Scientific classification
- Domain: Bacteria
- Kingdom: Pseudomonadati
- Phylum: Pseudomonadota
- Class: Hydrogenophilia Boden et al., 2022
- Order: Hydrogenophilales Garrity et al., 2006
- Family: Hydrogenophilaceae Garrity et al., 2006
- Genera: Hydrogenophilus Tepidiphilus

= Hydrogenophilaceae =

Family of bacteria

The Hydrogenophilaceae are a family of the class Hydrogenophilalia in the phylum Pseudomonadota ("Proteobacteria"), with two genera – Hydrogenophilus and Tepidiphilus. Like all Pseudomonadota, they are Gram-negative. All known species are thermophilic, growing around 50 °C, and use molecular hydrogen or organic molecules as their source of electrons to support growth; some species are autotrophs.

The genus Thiobacillus was previously considered to be a member in this family but was reclassified into the order Nitrosomonadales at the same time that the Hydrogenophilales were removed from the Betaproteobacteria to form the class Hydrogenophilalia.

Hydrogenophilus thermoluteolus is a facultative chemolithoautotroph originally isolated from a hot spring; however, it was detected 2004 in ice core samples retrieved from a depth around 3 km within the ice covering Lake Vostok in Antarctica.
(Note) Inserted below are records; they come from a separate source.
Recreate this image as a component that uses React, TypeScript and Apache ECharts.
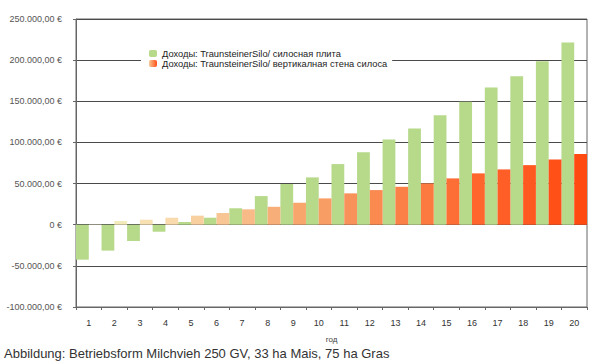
import React, { useEffect, useRef } from "react";
import * as echarts from "echarts";

const years = ["1","2","3","4","5","6","7","8","9","10","11","12","13","14","15","16","17","18","19","20"];
const slabValues = [-42500,-31500,-19800,-8500,3300,8500,20000,34800,49500,57500,73700,88200,103600,117000,133100,149300,166700,180400,198600,221400];
const wallValues = [500,4500,6100,8500,11000,14200,18700,21800,26700,32000,38100,42100,46100,50200,56300,62400,67200,72400,79400,85800];
const seriesNames = [
  "Доходы: TraunsteinerSilo/ силосная плита",
  "Доходы: TraunsteinerSilo/ вертикалная стена силоса",
];
const axisName = "год";
const caption = "Abbildung: Betriebsform Milchvieh 250 GV, 33 ha Mais, 75 ha Gras";
const yMin = -100000;
const yMax = 250000;
const yStep = 50000;

const green = "#b6d98a";
const orangeShades = [
  "#f6efc8","#f4ebbb","#f7e1b2","#f8daac","#f8d0a0","#f8c694","#f8ba86","#f8ae78",
  "#f8a66c","#f89e64","#f9925a","#fa8a50","#fb8048","#fc7a40","#fd6e36","#fe662e",
  "#ff5e26","#ff5820","#ff5018","#ff4a12",
];

function fmtEuro(v: number): string {
  if (v === 0) return "0 €";
  const neg = v < 0;
  const s = Math.abs(v).toFixed(0).replace(/\B(?=(\d{3})+(?!\d))/g, ".");
  return (neg ? "-" : "") + s + ",00 €";
}

export default function App() {
  const ref = useRef<HTMLDivElement>(null);
  useEffect(() => {
    if (!ref.current) return;
    const chart = echarts.init(ref.current, null, { renderer: "svg" });
    const font = "Liberation Sans, Arial, sans-serif";
    chart.setOption({
      animation: false,
      backgroundColor: "#ffffff",
      textStyle: { fontFamily: font },
      grid: {
        left: 76, right: 4, top: 19, bottom: 55,
        show: true, borderColor: "#666", borderWidth: 1,
      },
      legend: {
        left: 141, top: 46, orient: "vertical",
        backgroundColor: "#ffffff",
        padding: [3, 5, 3, 8], itemGap: 1,
        itemWidth: 8, itemHeight: 7,
        textStyle: { fontSize: 9.3, color: "#222", fontFamily: font },
        data: seriesNames,
      },
      xAxis: {
        type: "category",
        data: years,
        name: axisName,
        nameLocation: "middle",
        nameGap: 28,
        nameTextStyle: { fontSize: 8, color: "#444" },
        axisLine: { onZero: false, lineStyle: { color: "#666" } },
        axisTick: { show: true, length: 3, lineStyle: { color: "#666" } },
        axisLabel: { fontSize: 9, color: "#333", margin: 11 },
      },
      yAxis: {
        type: "value",
        min: yMin, max: yMax, interval: yStep,
        axisLine: { show: true, lineStyle: { color: "#666" } },
        axisTick: { show: true, length: 3, lineStyle: { color: "#666" } },
        axisLabel: { fontSize: 9, color: "#555", margin: 14, formatter: (v: number) => fmtEuro(v) },
        splitLine: { lineStyle: { color: "#4a4a4a", width: 1 } },
      },
      series: [
        {
          name: seriesNames[0],
          type: "bar",
          barGap: "0%",
          barCategoryGap: "0%",
          itemStyle: { color: green },
          data: slabValues,
        },
        {
          name: seriesNames[1],
          type: "bar",
          barGap: "0%",
          barCategoryGap: "0%",
          itemStyle: {
            color: new echarts.graphic.LinearGradient(0, 0, 1, 0, [
              { offset: 0, color: "#f8c894" },
              { offset: 1, color: "#ff5018" },
            ]),
          },
          data: wallValues.map((v, i) => ({ value: v, itemStyle: { color: orangeShades[i] } })),
        },
      ],
      graphic: [
        {
          type: "text",
          left: 4,
          top: 347,
          style: { text: caption, fontSize: 13, fill: "#333", fontFamily: font },
        },
      ],
    });
    return () => chart.dispose();
  }, []);
  return (
    <div
      ref={ref}
      style={{ position: "fixed", left: 0, top: 0, width: 591, height: 362 }}
    />
  );
}
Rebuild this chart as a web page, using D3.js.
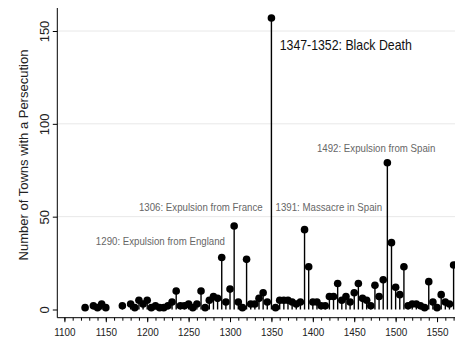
<!DOCTYPE html>
<html>
<head>
<meta charset="utf-8">
<script src="https://cdn.jsdelivr.net/npm/d3@7"></script>
<style>
  body { margin: 0; background: #fff; }
  svg { display: block; font-family: "Liberation Sans", Arial, sans-serif; }
  .grid line { stroke: #e8e8e8; stroke-width: 1; }
  .axis path, .axis line { stroke: #000; }
</style>
</head>
<body>
<div id="chart"></div>
<script>
// 5-year bins and number of towns with a persecution
const years = [1125, 1135, 1140, 1145, 1150, 1170, 1180, 1185, 1190, 1195,
  1200, 1205, 1210, 1215, 1220, 1225, 1230, 1235, 1240, 1245,
  1250, 1255, 1260, 1265, 1270, 1275, 1280, 1285, 1290, 1295,
  1300, 1305, 1310, 1315, 1320, 1325, 1330, 1335, 1340, 1345,
  1350, 1355, 1360, 1365, 1370, 1375, 1380, 1385, 1390, 1395,
  1400, 1405, 1410, 1415, 1420, 1425, 1430, 1435, 1440, 1445,
  1450, 1455, 1460, 1465, 1470, 1475, 1480, 1485, 1490, 1495,
  1500, 1505, 1510, 1515, 1520, 1525, 1530, 1535, 1540, 1545,
  1550, 1555, 1560, 1565, 1570];
const towns = [1, 2, 1, 3, 1, 2, 3, 1, 5, 3,
  5, 1, 2, 1, 1, 2, 4, 10, 2, 2,
  3, 1, 3, 10, 1, 5, 7, 6, 28, 4,
  11, 45, 4, 1, 27, 3, 3, 6, 9, 4,
  157, 1, 5, 5, 5, 4, 3, 4, 43, 23,
  4, 4, 2, 2, 7, 7, 14, 5, 7, 4,
  9, 14, 6, 5, 2, 13, 7, 16, 79, 36,
  12, 8, 23, 2, 3, 3, 2, 1, 15, 4,
  1, 8, 4, 3, 24];

const xMajor = [1100, 1150, 1200, 1250, 1300, 1350, 1400, 1450, 1500, 1550];
const xMinor = d3.range(1100, 1571, 10);
const yTicks = [0, 50, 100, 150];

const notes = [
  {text: "1347-1352: Black Death", year: 1360, value: 140, big: true},
  {text: "1492: Expulsion from Spain", year: 1405, value: 85},
  {text: "1391: Massacre in Spain", year: 1355, value: 53.3},
  {text: "1306: Expulsion from France", year: 1190, value: 53.3},
  {text: "1290: Expulsion from England", year: 1138, value: 34.7}
];

const W = 455, H = 361;
const svg = d3.select("#chart").append("svg")
  .attr("width", W).attr("height", H);

const x = d3.scaleLinear().domain([1100, 1570]).range([64.4, 453.6]);
const y = d3.scaleLinear().domain([0, 150]).range([309.5, 31]);
const axisX = 57.3, axisY = 317.7;

// gridlines
svg.append("g").attr("class", "grid")
  .selectAll("line").data(yTicks.slice(1)).join("line")
  .attr("x1", axisX).attr("x2", W)
  .attr("y1", d => y(d)).attr("y2", d => y(d));

// stems and dots
const data = years.map((yr, i) => ({year: yr, n: towns[i]}));
svg.append("g").selectAll("line").data(data).join("line")
  .attr("x1", d => x(d.year)).attr("x2", d => x(d.year))
  .attr("y1", y(0)).attr("y2", d => y(d.n))
  .attr("stroke", "#000").attr("stroke-width", 1.4);
svg.append("g").selectAll("circle").data(data).join("circle")
  .attr("cx", d => x(d.year)).attr("cy", d => y(d.n))
  .attr("r", 3.8).attr("fill", "#000");

// x axis: minor ticks every 10 years, labelled ticks every 50
const gx = svg.append("g").attr("class", "axis")
  .attr("transform", `translate(0,${axisY})`);
gx.call(d3.axisBottom(x).tickValues(xMinor).tickSize(3).tickFormat(""));
gx.select(".domain").remove();
const gx2 = svg.append("g").attr("class", "axis")
  .attr("transform", `translate(0,${axisY})`);
gx2.call(d3.axisBottom(x).tickValues(xMajor).tickSize(4.5).tickFormat(d3.format("d")));
gx2.select(".domain").remove();
gx2.selectAll("text")
  .attr("y", 0).attr("dy", 0)
  .attr("transform", "translate(0,18) scale(0.9,1)")
  .style("font-size", "11px").attr("fill", "#222");
svg.append("line").attr("x1", axisX).attr("x2", W)
  .attr("y1", axisY).attr("y2", axisY).attr("stroke", "#000");

// y axis
const gy = svg.append("g").attr("class", "axis")
  .attr("transform", `translate(${axisX},0)`);
gy.call(d3.axisLeft(y).tickValues(yTicks).tickSize(4.5));
gy.select(".domain").remove();
gy.selectAll(".tick text")
  .attr("x", 0).attr("dy", 0)
  .attr("transform", "translate(-8,0) rotate(-90)")
  .attr("text-anchor", "middle")
  .style("font-size", "13px").attr("fill", "#222");
svg.append("line").attr("x1", axisX).attr("x2", axisX)
  .attr("y1", 8).attr("y2", axisY).attr("stroke", "#000");

svg.append("text")
  .attr("transform", `translate(28,155) rotate(-90)`)
  .attr("text-anchor", "middle")
  .style("font-size", "13px").attr("fill", "#222")
  .text("Number of Towns with a Persecution");

// annotations
svg.append("g").selectAll("text").data(notes).join("text")
  .attr("transform", d => `translate(${x(d.year)},${y(d.value)}) scale(0.88,1)`)
  .style("font-size", d => d.big ? "14px" : "11px")
  .attr("fill", d => d.big ? "#111" : "#666")
  .text(d => d.text);
</script>
</body>
</html>
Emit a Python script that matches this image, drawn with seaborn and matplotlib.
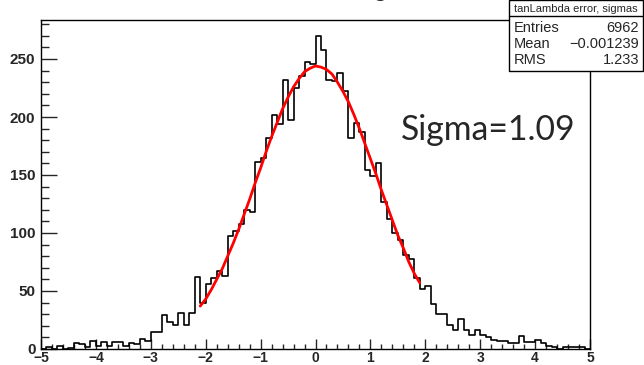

The presence of DNA from (and potentially live cells of) thermophilic bacteria in the ice suggests that a geothermal system could exist beneath the cold water body of Lake Vostok, or simply that non-thermophilic strains of Hydrogenophilus exist and were present in the ice.

==Hydrogenophilalia==
The class Hydrogenophilalia in the Bacteria was circumscribed in 2017 when it was demonstrated that the order Hydrogenophilales was distinct from the Betaproteobacteria on the basis of physiology, biochemistry, fatty acid profiles, and phylogenetic analyses on the basis of the 16S rRNA gene and 53 ribosomal protein sequences concatenated using the rMLST platform for multilocus sequence typing.

The class comprises one order, the Hydrogenophilales (type order), which contains thermophilic organisms - both autotrophs and heterotrophs, the former of which utilise molecular hydrogen as their electron donor, coupling its oxidation to the reduction of NAD^{+} with the enzyme hydrogenase. The very high proportion of ω-cyclohexyl fatty acids (specifically C19:0 cyclo and C17:0 cyclo) versus straight counterparts was a major distinguishing feature versus the Betaproteobacteria, and is probably involved in ensuring membrane stability at high growth temperatures. Members of the class can all use molecular oxygen as a terminal electron acceptor (i.e. are aerobic) as well as nitrate, which can be used by some members during denitrification. The autotrophic members of the class do not use carboxysomes to concentrate carbon dioxide or improve RuBisCO efficiency as a carboxylase versus an oxygenase. The dominant respiratory quinone of the class is ubiquinone-8 and menaquinones or rhodoquinones are not observed, though they are in the neighbouring Betaproteobacteria.